UK has put together some solid numbers, ranking in the top four of most meaningful SEC statistics.
Yet it has lost consecutive games to Mississippi, South Carolina and Mississippi State - the last two at home.
Thus the boooooooooooos.
Consider for a moment, if you will, the South Carolina game.
Kentucky shot 52 percent from the field, and made 24 of 29 free throws. If you knew that going in, you'd have given the Gamecocks and 15 points, then bet the house on the way to the bank to cash in your chips.
Little would you have known that UK would take only 48 shots - 28 fewer than South Carolina.
In that game, Ramon Harris, Joey Porter, Darius Miller and Perry Stevenson played a combined 99 minutes. And in those 99 minutes those four players shot only 13 times - or about once every 7 1/2 minutes.
That speaks louder than Conley's cannon fire.
In truth, the UK coach has a harder job than Barack Obama, and right now he seems to be grasping at straws.

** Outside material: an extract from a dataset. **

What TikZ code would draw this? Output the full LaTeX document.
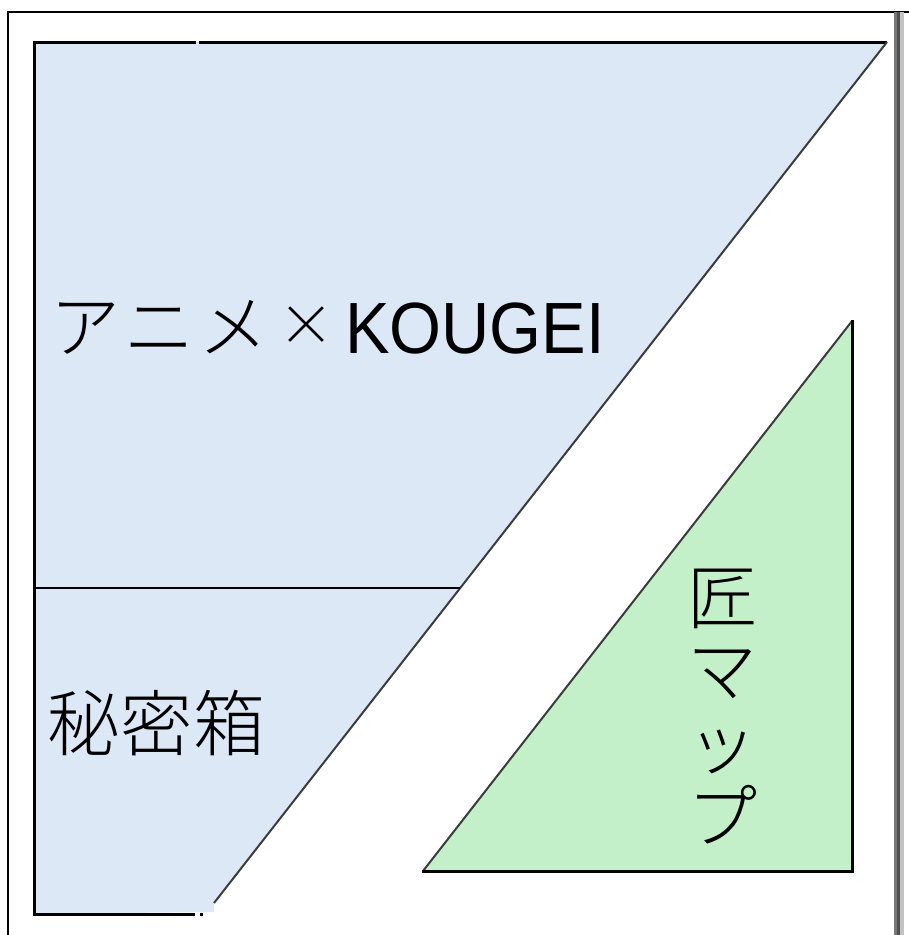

After the most recent losses, he has complained about lack of passing, defensive intensity and rebounding. He has griped about none of his players “stepping up.”
Well, yes.
It has been - in a word - ugly.
Still, there is always hope.
And with that hope, a small suggestion: Instead of eternally demanding the players adapt to the coach, why doesn't the coach adapt to his players?
Turn them loose, Billy. This is supposed to be fun, not torture. Let them play the game for the simple joy of playing.
Right now they look like they're choking on your short leash.